• Task to complete: Please write out the lines of the data exactly, beginning with the first and ending with the line containing "ax = fig.add_axes([left"; leave the pictures behind.

• Data shown:
----
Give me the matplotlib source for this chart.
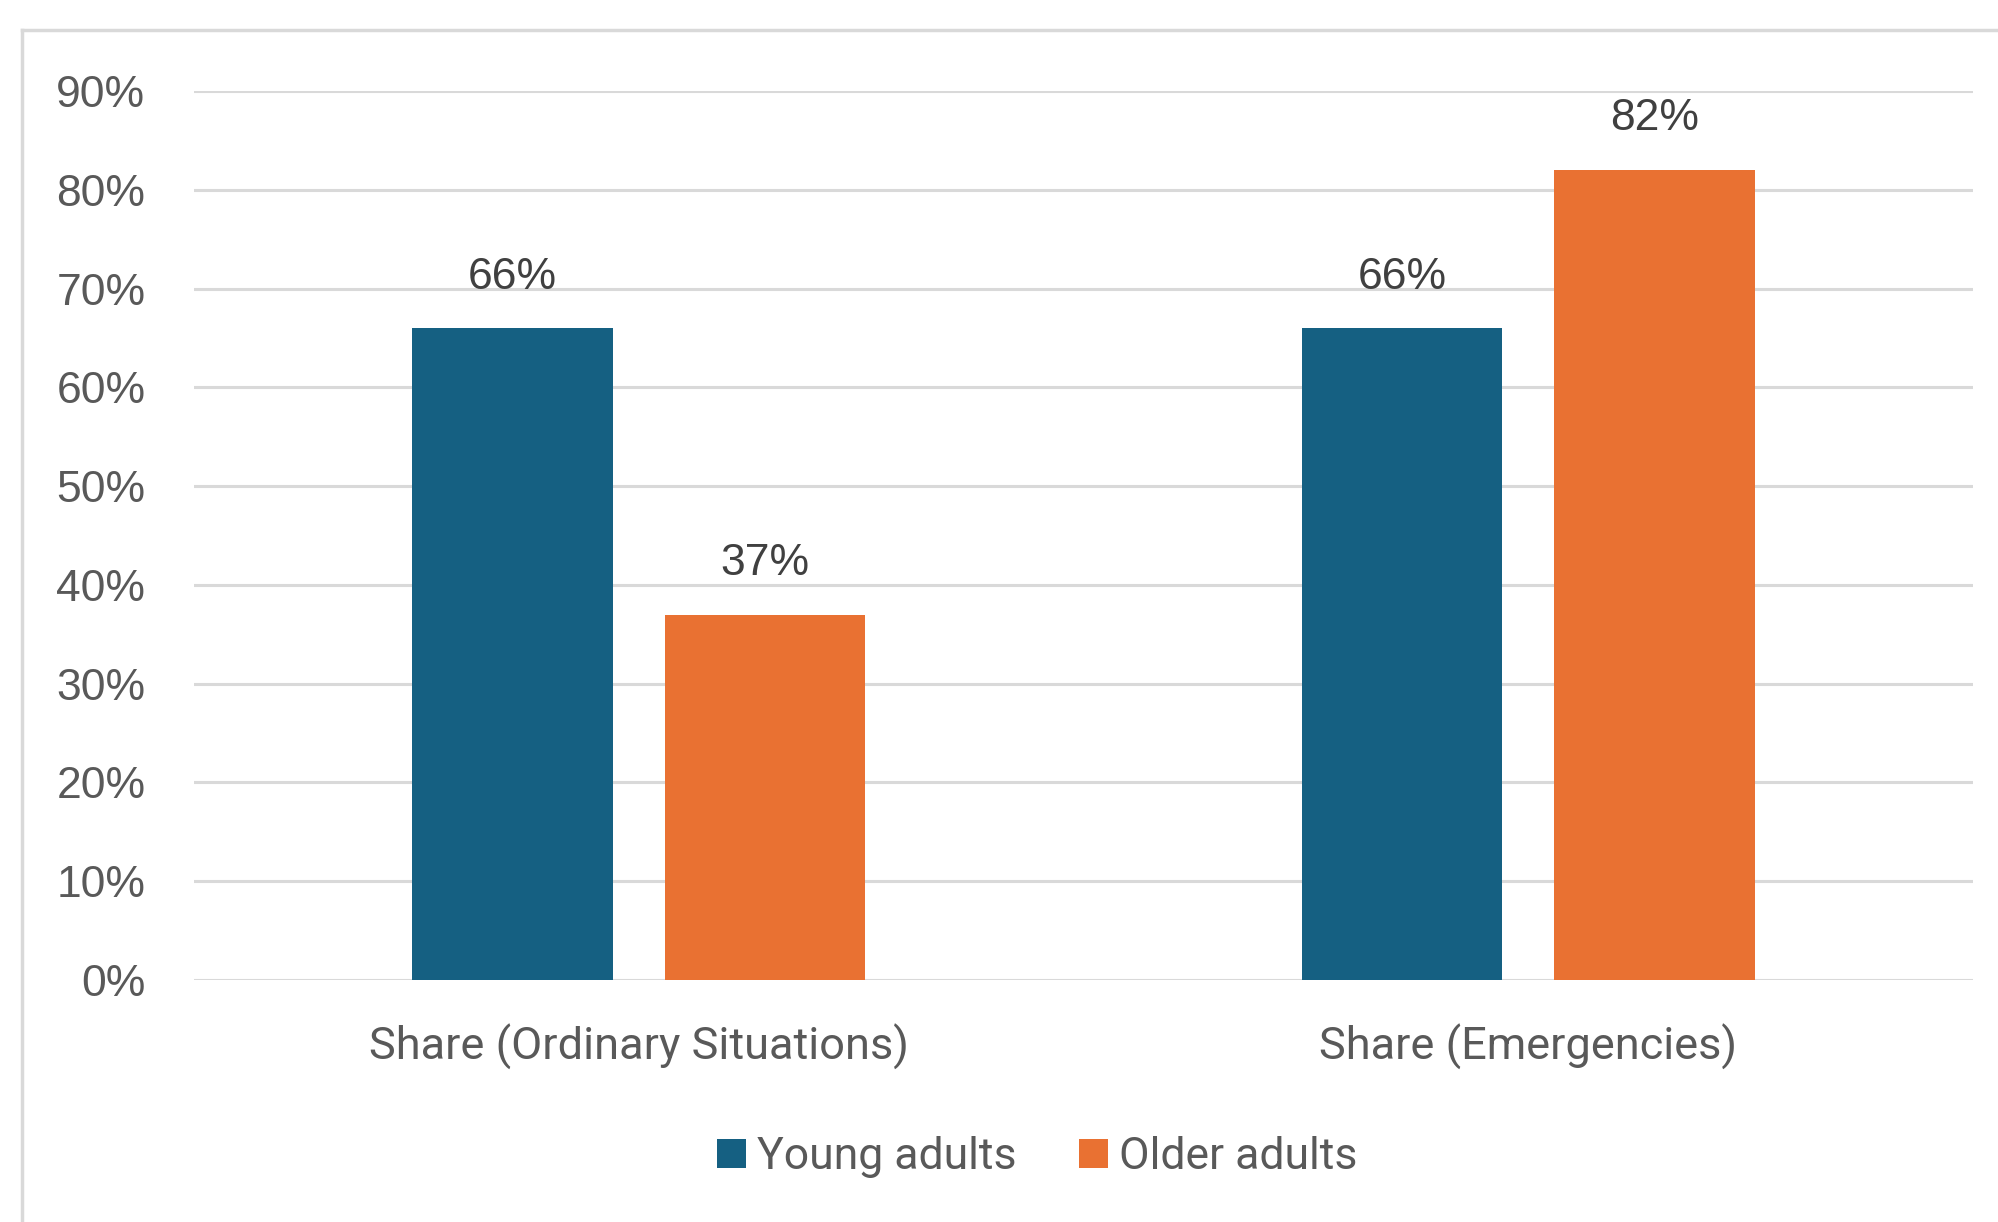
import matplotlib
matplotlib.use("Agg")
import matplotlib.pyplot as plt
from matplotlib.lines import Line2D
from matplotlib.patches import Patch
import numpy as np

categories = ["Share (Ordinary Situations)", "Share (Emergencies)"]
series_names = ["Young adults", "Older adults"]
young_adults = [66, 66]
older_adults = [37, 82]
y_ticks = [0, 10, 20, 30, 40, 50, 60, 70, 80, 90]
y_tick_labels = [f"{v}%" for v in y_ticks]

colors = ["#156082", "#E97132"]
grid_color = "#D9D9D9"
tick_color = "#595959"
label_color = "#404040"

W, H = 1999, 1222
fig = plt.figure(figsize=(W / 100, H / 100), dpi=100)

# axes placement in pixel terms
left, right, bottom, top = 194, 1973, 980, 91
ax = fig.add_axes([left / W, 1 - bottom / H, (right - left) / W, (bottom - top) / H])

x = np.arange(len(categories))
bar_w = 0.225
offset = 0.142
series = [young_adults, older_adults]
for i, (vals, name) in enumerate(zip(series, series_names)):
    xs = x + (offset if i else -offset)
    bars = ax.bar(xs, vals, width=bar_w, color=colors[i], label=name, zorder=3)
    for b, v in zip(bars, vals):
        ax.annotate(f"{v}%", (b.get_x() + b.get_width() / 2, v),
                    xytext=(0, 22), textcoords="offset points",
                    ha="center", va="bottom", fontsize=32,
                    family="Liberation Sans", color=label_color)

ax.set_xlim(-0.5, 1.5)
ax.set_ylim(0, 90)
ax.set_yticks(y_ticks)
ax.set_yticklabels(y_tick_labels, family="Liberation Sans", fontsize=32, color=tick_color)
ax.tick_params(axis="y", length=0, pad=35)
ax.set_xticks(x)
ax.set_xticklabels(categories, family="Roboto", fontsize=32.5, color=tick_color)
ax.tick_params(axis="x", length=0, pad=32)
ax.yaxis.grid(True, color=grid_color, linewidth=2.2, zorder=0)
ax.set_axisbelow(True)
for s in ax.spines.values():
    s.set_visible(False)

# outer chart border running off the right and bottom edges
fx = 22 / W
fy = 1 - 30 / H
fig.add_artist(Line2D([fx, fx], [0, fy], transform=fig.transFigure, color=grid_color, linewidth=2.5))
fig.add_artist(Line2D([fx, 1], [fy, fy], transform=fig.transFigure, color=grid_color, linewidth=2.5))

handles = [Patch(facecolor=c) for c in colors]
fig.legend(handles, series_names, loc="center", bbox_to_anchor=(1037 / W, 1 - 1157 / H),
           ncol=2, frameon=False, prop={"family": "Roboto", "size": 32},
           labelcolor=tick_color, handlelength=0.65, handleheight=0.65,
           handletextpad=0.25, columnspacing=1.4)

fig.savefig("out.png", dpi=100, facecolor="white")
----
• The response:
Give me the matplotlib source for this chart.
import matplotlib
matplotlib.use("Agg")
import matplotlib.pyplot as plt
from matplotlib.lines import Line2D
from matplotlib.patches import Patch
import numpy as np

categories = ["Share (Ordinary Situations)", "Share (Emergencies)"]
series_names = ["Young adults", "Older adults"]
young_adults = [66, 66]
older_adults = [37, 82]
y_ticks = [0, 10, 20, 30, 40, 50, 60, 70, 80, 90]
y_tick_labels = [f"{v}%" for v in y_ticks]

colors = ["#156082", "#E97132"]
grid_color = "#D9D9D9"
tick_color = "#595959"
label_color = "#404040"

W, H = 1999, 1222
fig = plt.figure(figsize=(W / 100, H / 100), dpi=100)

# axes placement in pixel terms
left, right, bottom, top = 194, 1973, 980, 91
ax = fig.add_axes([left / W, 1 - bottom / H, (right - left) / W, (bottom - top) / H])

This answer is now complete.